La pandémie de Coid-19, même si elle n’est pas entièrement derrière nous, a fortement marqué le monde éducatif. Et bien que la France ait limité le nombre de jours de fermeture des écoles et des établissements scolaires, les « professionnels de l’éducation, tout comme les élèves et leurs parents, ont basculé brutalement dans une nouvelle configuration de travail et d’apprentissage », comme le précise Régis Guyon, le directeur adjoint de l’Institut français de l’éducation, dans l’article introductif du numéro 200 de la revue Diversité dont il est le rédacteur en chef. « Une école reconfigurée par la pandémie », comme l’ensemble du numéro de la revue, « a pour ambition de rendre compte des transformations en cours sous l’effet de la crise sanitaire, et d’en tirer les premiers enseignements à l’aune de l’expérience des acteurs eux-mêmes, telle qu’elle peut être décrite, comprise, analysée ».
En 2016, Olivier Rey (Dossier de veille de l’Ifé n°107) constatait que « De nombreuses politiques éducatives, ces dernières années, ont été conçues pour mettre en place des « cadres » ou des technologies de pression « externes » sur les écoles et les acteurs éducatifs avec l’objectif de changer les pratiques mais sans affronter explicitement et directement les questions de contenus ou de pédagogie ». Ainsi de moins que par le mythe d’une absence de réformes (souvent dénoncée), le domaine de l’Éducation souffre au contraire d’une multiplication de réforme de structure qui modifie l’organisation de l’École, sans profondément en changer les pratiques.
Cette fois, la pandémie a imposé, de l’extérieur, un changement dont « l’école et tous ses acteurs ressortent ébranlés de ces presque deux années particulièrement éprouvantes », contrainte de plus pouvoir « faire classe tout à fait comme avant ». Ainsi Régis Guyon émet « l’hypothèse, même s’il manque encore le recul nécessaire pour en analyser tous les tenants et aboutissants, que cette crise sanitaire déjà longue, au fil des pics successifs, ne sera pas qu’une simple parenthèse, mais qu’elle aura indéniablement des répercussions sur l’expérience scolaire des élèves, sur l’expérience professionnelle des enseignants, mais aussi de nombreux métiers de l’éducation ».

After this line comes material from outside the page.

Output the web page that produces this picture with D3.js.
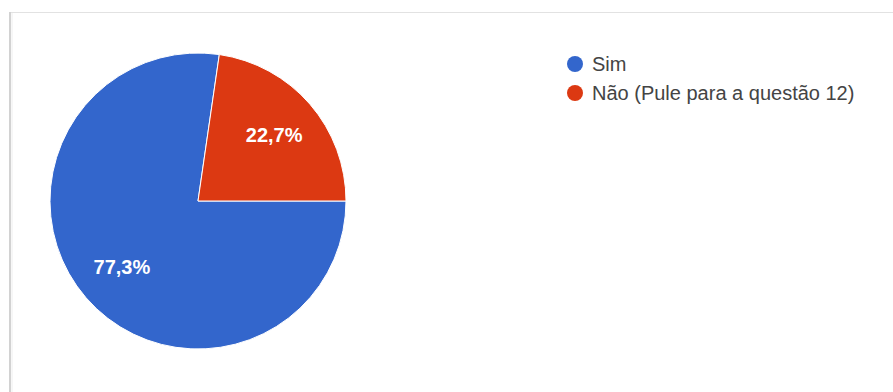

La question de la durabilité des changements est pourtant posée. Le risque est qu’effectivement qu’il ne s’agisse, « concernant certaines modalités de travail et d’apprentissage, d’une parenthèse qui disparaîtra avec la levée des restrictions liées aux protocoles sanitaires successifs ». D’autant que l’auteur interroge la « crise » et ces conséquences « comme autant de contraintes imposées ou bien comme des opportunités pour construire un consensus collectif ». La réaction à la réforme annoncée de l’enseignement professionnel laisse penser que le consensus est loin d’être atteint. Et que pour être durables, les changements induits par la pandémie nécessitent d’être inscrits « dans un mouvement plus global de reconfiguration, accentuant certaines tendances, orientations ou réformes en cours, encourageant de nouvelles dynamiques et des mouvements de résistance ». En particulier, il faudrait qu’ils permettent « d’identifier avec plus d’acuité des contradictions, des tensions au cœur des institutions d’enseignement, d’éducation et de formation, entre les nécessaires impératifs de transmission culturelle, de réduction des inégalités, d’inclusion et de réussite de tous ».
Si l’on en juge par les très nombreux internationaux menés sur le sujet (par l’OCDE comme l’Internationale de l’Éducation, pour ne citer qu’eux…), la nécessité d’inventer la manière d’assurer une « continuité pédagogique » avec ou sans le recours au numérique et dans l’alternance entre le présentiel et le distanciel, à soulever de nombreuses questions à la fois sur la reconfiguration du travail enseignant, la relation avec les familles, la prise en compte des difficultés des élèves. Le plus généralement des réponses locales, particulières, spécifiques ont été construites. Çà et là, elles ont produit des transformations. Pour autant, aucune réforme n’est venue acter dans les démarches pédagogiques, comme dans la formation des enseignant.e.s, une volonté et une ambition de transformation en profondeur de la manière de faire « école » : en cette fin de crise, le chantier reste à ouvrir.